_SOURCE MATERIAL_
□ □ □ □ □

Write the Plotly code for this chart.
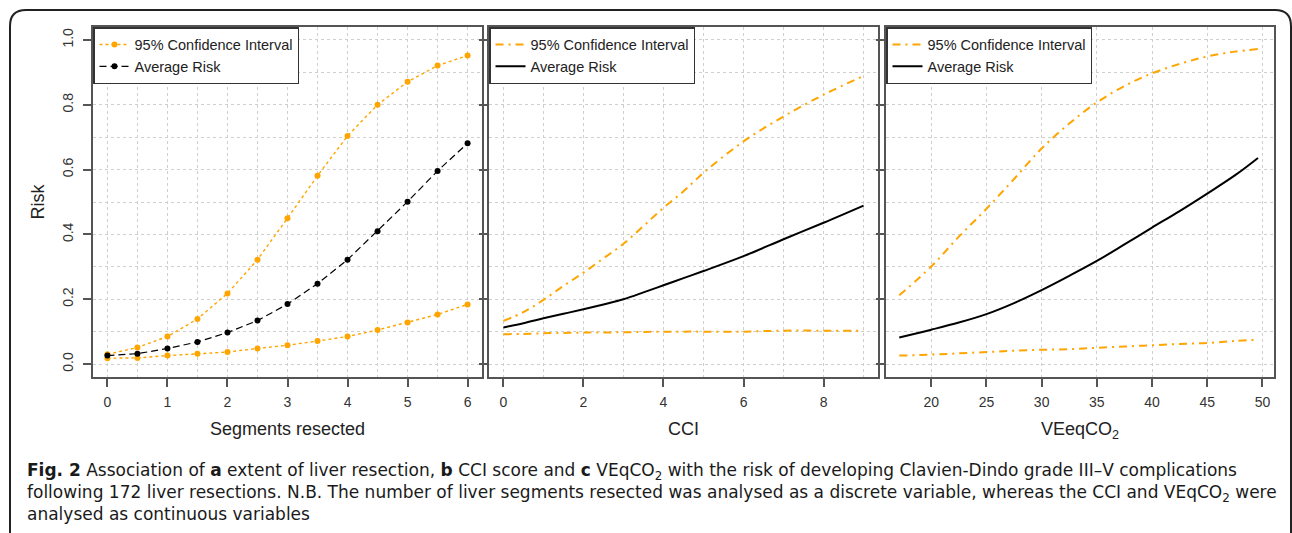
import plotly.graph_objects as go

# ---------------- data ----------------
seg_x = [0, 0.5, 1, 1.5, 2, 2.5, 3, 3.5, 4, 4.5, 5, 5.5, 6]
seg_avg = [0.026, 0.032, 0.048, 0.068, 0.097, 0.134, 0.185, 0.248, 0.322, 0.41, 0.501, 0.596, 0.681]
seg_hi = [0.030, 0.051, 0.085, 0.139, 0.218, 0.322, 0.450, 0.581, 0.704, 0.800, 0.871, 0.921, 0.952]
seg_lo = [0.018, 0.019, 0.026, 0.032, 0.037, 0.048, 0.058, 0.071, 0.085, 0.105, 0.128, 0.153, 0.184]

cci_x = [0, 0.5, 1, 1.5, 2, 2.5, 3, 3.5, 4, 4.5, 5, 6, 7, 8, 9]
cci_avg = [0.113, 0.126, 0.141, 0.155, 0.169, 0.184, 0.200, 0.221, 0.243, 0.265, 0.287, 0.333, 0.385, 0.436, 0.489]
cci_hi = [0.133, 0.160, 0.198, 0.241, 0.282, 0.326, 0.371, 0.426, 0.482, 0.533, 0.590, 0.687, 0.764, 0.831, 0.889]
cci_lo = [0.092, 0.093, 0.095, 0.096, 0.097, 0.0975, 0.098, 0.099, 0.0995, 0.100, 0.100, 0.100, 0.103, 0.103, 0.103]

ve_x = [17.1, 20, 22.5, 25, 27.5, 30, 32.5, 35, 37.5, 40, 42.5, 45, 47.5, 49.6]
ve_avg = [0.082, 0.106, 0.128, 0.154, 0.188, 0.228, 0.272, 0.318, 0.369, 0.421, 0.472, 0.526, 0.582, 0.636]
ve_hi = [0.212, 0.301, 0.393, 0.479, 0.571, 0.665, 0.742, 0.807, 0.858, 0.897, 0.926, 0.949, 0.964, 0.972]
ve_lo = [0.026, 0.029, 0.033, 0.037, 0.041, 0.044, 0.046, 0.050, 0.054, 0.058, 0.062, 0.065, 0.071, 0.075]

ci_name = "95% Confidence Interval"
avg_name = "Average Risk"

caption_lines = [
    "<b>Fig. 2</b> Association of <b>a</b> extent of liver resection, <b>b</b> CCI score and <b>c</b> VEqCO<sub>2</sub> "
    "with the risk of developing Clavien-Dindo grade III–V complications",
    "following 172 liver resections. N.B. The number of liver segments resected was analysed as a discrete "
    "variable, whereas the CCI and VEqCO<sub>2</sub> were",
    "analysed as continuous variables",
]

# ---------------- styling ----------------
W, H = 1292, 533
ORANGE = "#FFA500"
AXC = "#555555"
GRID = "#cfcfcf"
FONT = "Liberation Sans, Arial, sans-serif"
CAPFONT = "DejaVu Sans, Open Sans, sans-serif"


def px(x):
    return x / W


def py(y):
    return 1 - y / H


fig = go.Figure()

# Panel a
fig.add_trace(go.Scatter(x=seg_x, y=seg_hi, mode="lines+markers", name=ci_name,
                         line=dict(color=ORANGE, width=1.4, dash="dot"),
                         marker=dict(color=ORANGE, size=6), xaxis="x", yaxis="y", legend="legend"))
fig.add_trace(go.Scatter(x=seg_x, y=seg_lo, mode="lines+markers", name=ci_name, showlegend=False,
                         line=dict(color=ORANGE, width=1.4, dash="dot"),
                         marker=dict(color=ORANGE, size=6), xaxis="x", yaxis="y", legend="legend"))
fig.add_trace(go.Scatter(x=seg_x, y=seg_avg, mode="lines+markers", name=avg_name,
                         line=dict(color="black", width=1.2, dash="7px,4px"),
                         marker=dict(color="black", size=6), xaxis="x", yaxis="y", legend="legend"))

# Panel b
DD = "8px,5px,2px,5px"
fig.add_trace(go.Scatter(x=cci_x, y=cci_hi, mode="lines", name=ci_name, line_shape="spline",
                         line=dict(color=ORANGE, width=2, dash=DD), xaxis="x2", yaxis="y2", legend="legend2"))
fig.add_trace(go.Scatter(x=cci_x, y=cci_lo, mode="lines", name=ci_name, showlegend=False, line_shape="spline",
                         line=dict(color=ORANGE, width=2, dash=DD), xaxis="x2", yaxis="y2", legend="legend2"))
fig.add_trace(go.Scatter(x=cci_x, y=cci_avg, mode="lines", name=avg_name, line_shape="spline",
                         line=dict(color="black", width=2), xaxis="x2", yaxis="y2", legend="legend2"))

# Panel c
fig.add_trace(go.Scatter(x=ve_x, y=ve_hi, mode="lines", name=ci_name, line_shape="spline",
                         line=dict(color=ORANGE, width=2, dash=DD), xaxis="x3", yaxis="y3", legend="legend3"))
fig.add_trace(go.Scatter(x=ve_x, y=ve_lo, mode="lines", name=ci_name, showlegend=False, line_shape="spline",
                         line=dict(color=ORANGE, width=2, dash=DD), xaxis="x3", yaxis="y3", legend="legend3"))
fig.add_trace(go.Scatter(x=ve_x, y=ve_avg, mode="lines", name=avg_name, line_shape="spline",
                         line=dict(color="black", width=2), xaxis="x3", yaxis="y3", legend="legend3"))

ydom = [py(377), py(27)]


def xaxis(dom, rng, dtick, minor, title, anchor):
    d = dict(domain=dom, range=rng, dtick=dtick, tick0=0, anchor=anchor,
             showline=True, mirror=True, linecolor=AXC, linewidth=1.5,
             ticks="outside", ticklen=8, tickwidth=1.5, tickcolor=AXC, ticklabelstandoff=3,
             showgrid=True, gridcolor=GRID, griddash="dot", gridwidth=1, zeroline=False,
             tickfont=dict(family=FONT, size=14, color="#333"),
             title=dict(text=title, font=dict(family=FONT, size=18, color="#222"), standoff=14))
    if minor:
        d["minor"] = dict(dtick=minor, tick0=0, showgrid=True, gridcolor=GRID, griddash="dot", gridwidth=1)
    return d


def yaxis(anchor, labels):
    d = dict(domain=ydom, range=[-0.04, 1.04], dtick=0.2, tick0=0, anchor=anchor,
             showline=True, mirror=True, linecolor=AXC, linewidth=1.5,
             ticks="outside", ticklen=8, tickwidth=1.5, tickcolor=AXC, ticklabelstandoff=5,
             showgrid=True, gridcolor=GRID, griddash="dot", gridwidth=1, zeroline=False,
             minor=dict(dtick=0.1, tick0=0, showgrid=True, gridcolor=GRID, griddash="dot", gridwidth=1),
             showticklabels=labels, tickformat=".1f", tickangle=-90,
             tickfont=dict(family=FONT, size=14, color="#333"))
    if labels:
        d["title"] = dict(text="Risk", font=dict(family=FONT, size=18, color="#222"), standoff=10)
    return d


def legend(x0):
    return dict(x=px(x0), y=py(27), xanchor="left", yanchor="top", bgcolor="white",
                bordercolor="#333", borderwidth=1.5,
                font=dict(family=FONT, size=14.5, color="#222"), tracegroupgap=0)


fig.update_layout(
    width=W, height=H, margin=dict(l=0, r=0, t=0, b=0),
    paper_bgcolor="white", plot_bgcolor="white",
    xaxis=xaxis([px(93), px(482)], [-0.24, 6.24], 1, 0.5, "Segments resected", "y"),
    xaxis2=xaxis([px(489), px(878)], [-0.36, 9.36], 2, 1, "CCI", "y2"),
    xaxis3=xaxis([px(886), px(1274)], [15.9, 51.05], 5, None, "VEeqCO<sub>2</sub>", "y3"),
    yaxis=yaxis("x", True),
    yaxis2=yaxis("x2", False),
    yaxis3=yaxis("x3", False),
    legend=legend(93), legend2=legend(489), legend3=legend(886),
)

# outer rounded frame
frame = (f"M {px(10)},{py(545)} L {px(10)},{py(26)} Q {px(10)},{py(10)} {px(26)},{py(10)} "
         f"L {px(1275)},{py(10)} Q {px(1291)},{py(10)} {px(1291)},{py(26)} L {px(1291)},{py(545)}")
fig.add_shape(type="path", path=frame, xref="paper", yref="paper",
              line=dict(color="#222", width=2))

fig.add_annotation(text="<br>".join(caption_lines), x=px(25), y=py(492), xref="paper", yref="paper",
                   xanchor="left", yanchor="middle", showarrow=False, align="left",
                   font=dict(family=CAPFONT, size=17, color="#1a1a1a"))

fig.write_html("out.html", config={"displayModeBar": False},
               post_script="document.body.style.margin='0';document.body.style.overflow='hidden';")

□ □ □ □ □

_STATED PROBLEM_
Make an exact copy of the lines from the top of the material through the line with "import plotly.graph_objects as go", pictures excluded.

_TASK OUTPUT_
Write the Plotly code for this chart.
import plotly.graph_objects as go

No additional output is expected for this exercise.